• [REQUIREMENTS] For each line in the data below that holds "this", return a copy.
**********
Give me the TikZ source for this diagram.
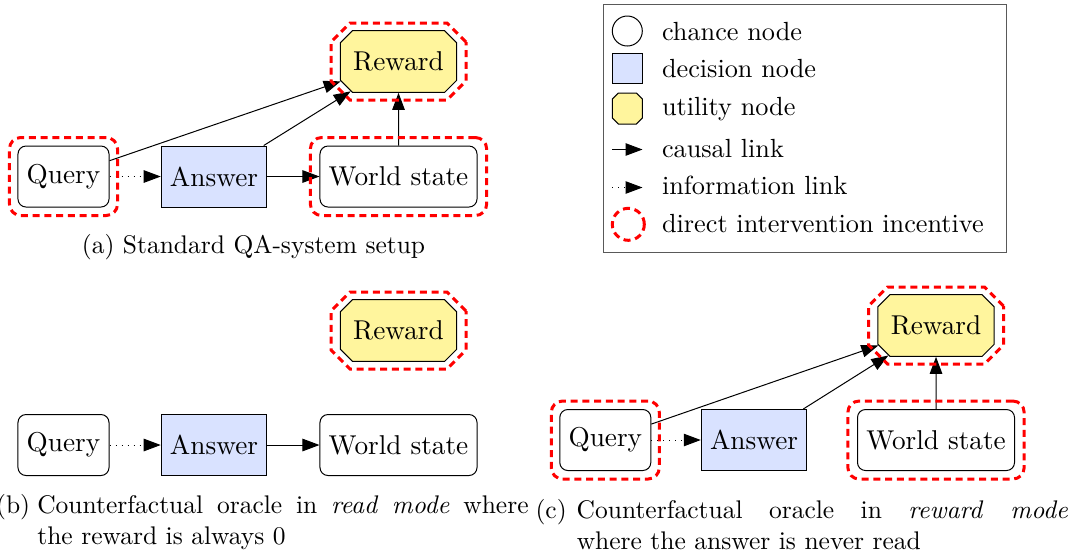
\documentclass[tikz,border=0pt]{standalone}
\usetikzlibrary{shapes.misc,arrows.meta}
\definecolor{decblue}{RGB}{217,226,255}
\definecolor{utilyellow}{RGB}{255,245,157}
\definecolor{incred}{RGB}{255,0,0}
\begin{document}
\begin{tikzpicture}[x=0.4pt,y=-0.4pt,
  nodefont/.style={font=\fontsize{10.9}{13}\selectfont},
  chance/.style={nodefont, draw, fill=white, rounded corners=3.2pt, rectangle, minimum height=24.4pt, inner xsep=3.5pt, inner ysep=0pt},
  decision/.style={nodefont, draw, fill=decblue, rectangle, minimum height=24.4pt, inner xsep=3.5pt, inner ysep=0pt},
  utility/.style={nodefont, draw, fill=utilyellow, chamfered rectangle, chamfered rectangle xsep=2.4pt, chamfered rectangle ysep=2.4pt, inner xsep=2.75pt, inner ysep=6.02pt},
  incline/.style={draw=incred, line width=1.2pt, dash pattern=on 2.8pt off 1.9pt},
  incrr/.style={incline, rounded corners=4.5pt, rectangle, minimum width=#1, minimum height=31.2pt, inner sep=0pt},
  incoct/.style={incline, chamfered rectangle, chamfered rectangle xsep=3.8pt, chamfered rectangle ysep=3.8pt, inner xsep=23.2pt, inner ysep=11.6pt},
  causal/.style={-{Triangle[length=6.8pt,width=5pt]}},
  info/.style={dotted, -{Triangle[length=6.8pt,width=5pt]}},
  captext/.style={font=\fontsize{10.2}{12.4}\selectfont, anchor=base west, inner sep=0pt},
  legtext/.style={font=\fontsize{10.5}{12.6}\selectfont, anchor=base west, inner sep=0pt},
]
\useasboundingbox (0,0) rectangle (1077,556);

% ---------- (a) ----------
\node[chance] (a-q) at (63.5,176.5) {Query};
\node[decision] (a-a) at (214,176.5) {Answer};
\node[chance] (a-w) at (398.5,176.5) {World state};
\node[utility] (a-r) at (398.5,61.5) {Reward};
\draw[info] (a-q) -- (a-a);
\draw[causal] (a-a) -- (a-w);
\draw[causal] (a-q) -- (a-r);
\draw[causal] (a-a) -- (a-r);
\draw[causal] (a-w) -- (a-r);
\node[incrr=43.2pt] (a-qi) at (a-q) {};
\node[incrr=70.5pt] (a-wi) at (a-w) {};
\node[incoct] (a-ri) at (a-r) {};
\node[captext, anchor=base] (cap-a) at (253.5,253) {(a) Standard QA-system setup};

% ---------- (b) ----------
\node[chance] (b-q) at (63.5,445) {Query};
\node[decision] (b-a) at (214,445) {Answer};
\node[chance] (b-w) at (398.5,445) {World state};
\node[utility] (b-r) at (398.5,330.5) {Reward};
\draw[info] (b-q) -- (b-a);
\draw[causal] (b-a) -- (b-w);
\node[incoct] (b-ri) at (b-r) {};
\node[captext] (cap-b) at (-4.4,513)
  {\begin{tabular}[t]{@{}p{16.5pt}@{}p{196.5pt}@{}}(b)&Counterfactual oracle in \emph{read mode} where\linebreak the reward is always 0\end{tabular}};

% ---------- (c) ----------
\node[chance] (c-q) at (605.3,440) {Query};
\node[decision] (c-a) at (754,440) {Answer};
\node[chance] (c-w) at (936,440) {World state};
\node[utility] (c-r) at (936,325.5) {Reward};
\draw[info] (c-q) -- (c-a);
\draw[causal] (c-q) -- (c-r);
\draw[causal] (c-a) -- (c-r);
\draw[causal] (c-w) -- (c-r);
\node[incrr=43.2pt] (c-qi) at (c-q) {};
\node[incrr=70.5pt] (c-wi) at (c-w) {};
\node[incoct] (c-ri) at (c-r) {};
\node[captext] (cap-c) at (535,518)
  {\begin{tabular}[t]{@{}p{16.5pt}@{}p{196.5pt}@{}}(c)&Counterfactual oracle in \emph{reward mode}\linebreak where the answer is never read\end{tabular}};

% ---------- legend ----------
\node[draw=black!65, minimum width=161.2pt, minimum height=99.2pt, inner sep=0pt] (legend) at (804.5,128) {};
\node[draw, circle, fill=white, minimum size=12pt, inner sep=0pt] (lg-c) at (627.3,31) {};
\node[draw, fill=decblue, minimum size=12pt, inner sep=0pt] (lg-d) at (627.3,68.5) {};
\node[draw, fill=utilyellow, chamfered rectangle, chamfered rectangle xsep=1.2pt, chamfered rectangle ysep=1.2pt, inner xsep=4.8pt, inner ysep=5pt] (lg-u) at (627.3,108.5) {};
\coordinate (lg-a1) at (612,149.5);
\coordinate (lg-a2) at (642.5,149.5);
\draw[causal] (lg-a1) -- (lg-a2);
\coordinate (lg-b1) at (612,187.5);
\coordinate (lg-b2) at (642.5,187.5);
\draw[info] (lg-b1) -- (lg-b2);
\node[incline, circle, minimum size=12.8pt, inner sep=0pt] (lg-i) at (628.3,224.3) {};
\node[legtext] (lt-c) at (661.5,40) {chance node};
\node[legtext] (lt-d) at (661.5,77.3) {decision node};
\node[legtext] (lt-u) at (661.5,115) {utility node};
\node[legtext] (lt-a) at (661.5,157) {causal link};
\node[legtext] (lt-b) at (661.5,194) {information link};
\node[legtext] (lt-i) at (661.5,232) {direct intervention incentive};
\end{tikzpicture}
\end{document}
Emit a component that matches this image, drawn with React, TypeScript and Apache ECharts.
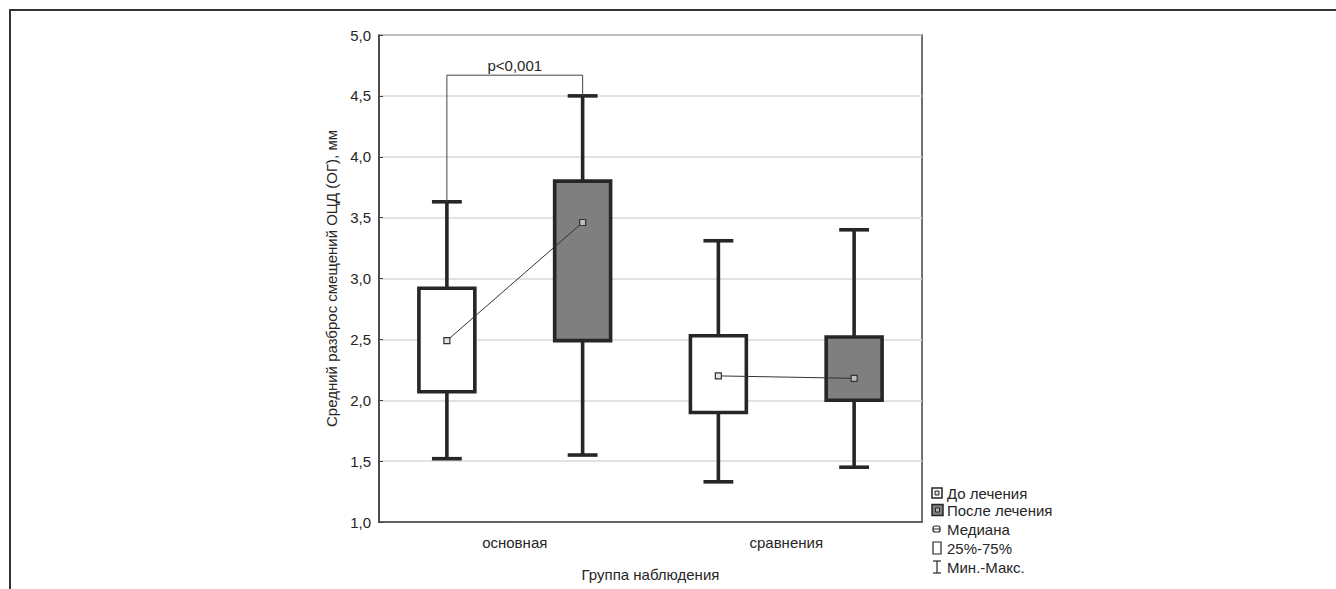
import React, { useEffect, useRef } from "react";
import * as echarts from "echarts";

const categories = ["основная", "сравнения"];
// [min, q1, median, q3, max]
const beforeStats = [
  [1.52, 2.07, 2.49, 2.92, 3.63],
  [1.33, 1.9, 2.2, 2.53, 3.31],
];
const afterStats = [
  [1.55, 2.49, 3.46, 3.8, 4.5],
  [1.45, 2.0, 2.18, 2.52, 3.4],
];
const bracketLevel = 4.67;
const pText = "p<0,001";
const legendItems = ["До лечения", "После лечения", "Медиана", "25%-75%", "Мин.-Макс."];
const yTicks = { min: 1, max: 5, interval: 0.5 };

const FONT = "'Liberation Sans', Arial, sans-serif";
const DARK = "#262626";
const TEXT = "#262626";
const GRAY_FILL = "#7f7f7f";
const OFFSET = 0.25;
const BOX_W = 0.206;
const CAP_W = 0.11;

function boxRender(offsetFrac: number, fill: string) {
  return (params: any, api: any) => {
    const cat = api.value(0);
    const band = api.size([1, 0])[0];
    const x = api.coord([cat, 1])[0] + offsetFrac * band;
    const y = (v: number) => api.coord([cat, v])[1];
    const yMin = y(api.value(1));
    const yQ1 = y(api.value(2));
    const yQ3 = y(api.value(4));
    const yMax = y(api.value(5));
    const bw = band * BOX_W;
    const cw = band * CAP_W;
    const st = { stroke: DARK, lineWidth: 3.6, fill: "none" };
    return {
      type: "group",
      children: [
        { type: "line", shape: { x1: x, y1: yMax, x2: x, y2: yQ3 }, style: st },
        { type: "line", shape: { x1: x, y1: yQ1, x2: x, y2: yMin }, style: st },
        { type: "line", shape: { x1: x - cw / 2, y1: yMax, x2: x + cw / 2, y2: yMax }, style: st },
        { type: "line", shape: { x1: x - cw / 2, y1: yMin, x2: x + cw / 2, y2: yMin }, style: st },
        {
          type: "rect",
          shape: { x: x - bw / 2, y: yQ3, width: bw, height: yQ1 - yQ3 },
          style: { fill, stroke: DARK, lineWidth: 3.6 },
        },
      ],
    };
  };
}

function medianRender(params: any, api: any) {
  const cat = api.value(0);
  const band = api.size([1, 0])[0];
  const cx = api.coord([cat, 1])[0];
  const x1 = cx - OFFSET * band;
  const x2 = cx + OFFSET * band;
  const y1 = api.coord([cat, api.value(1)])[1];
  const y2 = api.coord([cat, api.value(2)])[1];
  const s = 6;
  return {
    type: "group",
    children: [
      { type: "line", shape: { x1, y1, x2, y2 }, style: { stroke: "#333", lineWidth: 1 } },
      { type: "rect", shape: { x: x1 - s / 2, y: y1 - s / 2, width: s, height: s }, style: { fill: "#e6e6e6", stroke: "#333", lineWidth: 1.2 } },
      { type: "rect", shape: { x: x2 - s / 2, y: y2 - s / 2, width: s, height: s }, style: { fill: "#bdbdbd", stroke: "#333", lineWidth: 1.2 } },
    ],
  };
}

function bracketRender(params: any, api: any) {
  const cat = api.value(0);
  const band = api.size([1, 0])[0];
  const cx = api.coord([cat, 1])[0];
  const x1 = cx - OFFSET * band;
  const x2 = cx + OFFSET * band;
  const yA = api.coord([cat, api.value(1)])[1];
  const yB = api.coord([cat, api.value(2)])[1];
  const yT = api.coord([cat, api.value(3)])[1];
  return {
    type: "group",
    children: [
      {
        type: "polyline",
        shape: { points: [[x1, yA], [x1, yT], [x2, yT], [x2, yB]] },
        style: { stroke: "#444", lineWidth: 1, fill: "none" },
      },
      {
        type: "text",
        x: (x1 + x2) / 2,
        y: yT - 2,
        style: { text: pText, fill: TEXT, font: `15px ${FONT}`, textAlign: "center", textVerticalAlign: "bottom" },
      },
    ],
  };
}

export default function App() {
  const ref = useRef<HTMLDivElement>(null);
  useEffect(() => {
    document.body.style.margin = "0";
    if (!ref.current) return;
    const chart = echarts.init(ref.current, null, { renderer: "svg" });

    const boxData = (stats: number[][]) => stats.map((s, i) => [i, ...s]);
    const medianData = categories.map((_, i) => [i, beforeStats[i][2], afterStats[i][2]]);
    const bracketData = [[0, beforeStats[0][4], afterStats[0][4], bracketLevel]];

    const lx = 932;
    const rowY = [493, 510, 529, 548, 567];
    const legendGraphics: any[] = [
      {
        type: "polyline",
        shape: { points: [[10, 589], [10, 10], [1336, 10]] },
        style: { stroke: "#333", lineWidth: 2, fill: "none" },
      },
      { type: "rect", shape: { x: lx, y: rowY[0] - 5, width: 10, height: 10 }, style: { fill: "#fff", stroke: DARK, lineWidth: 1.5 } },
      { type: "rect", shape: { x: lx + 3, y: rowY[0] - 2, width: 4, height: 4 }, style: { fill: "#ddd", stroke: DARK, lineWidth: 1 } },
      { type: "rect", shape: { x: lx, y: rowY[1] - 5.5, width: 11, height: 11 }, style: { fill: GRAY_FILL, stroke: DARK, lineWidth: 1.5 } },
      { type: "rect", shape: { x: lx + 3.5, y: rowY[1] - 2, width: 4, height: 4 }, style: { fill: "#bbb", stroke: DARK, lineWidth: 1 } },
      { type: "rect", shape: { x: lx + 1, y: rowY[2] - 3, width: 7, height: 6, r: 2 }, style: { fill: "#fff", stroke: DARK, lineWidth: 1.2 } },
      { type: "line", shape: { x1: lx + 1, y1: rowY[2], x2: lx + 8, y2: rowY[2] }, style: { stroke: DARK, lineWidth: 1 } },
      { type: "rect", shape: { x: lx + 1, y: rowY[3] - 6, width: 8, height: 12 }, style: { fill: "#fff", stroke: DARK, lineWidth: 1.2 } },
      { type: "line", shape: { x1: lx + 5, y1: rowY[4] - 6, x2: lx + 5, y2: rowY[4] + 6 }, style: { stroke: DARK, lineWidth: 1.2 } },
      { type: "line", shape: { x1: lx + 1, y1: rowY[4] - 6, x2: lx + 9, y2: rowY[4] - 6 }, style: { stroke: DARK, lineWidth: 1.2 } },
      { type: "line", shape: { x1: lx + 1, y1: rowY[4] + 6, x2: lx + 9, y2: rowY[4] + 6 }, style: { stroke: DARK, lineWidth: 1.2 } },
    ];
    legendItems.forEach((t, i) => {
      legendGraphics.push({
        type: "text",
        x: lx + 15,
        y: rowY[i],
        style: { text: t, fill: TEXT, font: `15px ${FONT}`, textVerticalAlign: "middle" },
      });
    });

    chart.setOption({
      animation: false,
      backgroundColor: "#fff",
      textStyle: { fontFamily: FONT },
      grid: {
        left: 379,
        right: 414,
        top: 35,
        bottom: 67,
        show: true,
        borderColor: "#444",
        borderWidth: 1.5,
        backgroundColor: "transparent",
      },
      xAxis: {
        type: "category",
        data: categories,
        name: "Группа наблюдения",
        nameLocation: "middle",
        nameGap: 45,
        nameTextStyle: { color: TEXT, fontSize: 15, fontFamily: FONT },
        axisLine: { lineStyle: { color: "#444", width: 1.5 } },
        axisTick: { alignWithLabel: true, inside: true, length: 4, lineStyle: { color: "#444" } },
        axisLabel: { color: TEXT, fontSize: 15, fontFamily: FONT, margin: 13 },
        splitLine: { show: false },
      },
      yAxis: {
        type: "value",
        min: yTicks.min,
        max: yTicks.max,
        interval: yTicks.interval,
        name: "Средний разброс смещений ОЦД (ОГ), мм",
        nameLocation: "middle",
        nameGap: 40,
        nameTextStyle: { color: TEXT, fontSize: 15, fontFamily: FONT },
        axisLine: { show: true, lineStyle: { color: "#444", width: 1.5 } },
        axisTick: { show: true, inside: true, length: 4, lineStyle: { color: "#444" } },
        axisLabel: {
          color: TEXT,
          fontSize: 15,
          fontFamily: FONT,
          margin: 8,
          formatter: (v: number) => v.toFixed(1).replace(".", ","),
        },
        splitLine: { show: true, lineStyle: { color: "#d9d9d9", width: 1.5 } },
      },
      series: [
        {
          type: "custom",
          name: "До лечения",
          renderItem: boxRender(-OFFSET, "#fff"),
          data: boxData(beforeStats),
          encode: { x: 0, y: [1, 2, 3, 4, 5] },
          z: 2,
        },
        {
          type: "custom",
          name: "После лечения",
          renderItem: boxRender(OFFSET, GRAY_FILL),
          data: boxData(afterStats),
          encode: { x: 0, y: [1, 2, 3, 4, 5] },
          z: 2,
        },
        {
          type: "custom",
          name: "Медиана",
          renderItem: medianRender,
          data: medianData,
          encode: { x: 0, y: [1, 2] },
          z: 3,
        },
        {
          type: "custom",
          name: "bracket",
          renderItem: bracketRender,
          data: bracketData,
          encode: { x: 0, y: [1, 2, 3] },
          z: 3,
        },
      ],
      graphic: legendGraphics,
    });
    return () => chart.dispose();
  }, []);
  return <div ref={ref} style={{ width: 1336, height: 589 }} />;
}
**********
• [TASK ANSWER]
Give me the TikZ source for this diagram.
Emit a component that matches this image, drawn with React, TypeScript and Apache ECharts.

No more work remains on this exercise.